# start of DATA LINES

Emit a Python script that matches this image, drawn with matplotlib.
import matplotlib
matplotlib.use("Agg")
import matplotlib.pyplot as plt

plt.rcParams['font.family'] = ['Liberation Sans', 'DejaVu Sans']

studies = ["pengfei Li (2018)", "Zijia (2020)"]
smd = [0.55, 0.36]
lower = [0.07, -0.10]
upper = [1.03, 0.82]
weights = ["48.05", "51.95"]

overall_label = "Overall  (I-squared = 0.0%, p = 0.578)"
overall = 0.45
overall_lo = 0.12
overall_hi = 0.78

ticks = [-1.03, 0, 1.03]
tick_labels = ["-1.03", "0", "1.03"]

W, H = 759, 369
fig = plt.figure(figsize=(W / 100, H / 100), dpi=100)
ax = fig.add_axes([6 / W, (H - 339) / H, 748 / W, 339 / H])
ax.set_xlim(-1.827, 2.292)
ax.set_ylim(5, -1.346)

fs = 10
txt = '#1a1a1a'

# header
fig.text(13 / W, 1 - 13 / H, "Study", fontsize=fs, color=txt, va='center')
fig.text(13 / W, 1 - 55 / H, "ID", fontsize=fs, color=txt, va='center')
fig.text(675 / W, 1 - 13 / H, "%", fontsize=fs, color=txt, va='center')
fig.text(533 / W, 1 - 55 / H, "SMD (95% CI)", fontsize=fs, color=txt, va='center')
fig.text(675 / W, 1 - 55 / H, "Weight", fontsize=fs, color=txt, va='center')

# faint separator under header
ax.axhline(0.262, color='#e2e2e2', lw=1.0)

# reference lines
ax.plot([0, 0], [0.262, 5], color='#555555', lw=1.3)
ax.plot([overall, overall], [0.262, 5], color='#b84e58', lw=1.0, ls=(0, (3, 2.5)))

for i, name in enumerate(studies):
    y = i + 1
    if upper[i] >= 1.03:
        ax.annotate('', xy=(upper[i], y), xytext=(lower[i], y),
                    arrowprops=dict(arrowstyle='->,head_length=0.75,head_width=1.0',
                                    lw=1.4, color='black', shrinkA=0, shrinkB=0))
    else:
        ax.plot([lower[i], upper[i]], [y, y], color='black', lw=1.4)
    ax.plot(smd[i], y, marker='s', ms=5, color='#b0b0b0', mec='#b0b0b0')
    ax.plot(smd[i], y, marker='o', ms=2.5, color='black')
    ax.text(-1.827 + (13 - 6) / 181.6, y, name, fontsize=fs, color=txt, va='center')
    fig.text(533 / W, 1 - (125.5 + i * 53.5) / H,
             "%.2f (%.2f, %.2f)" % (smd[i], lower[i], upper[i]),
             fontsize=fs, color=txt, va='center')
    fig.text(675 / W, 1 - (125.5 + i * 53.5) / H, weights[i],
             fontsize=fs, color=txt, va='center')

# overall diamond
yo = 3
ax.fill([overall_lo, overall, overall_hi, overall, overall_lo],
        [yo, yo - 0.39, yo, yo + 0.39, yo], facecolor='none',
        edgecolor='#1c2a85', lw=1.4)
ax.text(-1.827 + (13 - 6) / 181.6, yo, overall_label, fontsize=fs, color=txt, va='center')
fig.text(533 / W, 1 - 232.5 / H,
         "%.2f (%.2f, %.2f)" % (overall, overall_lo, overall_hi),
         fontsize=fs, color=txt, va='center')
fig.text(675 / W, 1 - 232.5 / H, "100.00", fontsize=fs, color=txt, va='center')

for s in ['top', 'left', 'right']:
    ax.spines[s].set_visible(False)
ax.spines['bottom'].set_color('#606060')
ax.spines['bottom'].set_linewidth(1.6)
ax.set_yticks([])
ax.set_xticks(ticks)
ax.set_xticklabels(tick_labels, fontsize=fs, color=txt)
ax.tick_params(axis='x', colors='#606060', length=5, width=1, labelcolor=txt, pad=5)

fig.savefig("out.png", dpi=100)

# end of DATA LINES

**EXERCISE**
Work out the number of lines in this listing that include the word "matplotlib". Reply with that number only.

**ANSWER TO THIS TASK**
4